Coffee consumption in the United States continues to rise, especially among millennials. And the caffeine habit is starting up at a younger age.
Folks between the ages of 18 and 24, have caffeinated the demand for, well, caffeine. And that is having an impact on the world coffee market. According to a report from The Bloomberg Commodity Index, coffee prices have the fifth-highest return this year among the 22 raw materials it follows, with millennials drinking up to 44 percent of the coffee in the United States.
The National Coffee Association says at the same time adults ages 60+ dropped about 10 percentage points, along with a drop for the 40-to-59 age group. Meanwhile daily caffeine consumption among millennials rose about 10 points to 48 percent; and repeated the same pattern for those in the 25-to-39-year-old age group.

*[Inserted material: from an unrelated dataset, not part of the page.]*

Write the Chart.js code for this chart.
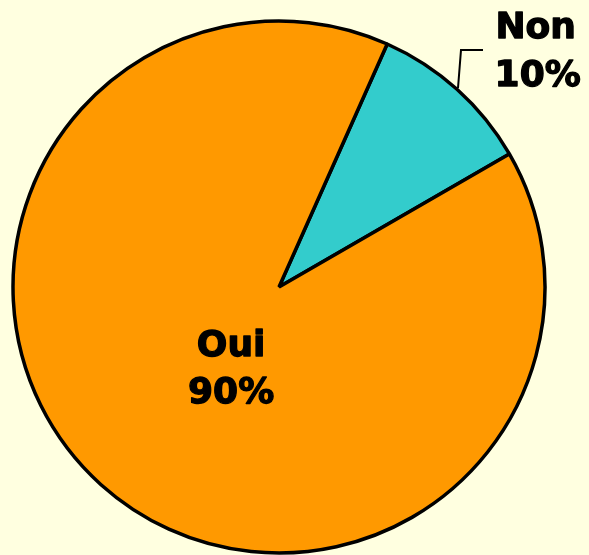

Their elders have opted to drink less caffeine: adults 60 and older saw a drop to 64 percent from 76 percent, according to the National Coffee Association. Daily coffee consumption among 18-to-24-year-olds rose to 48 percent from 34 percent, while it climbed to 60 percent from 51 percent among those aged 25 to 39, according to the National Coffee Association.
While there was a decline for the 40-to-59 age group, coffee drinking is starting earlier among those taking up the habit. Those born after 1995 started drinking coffee around the age of 15, while millennials born in the 1980s were grabbing a cup of Joe by the time they were 17.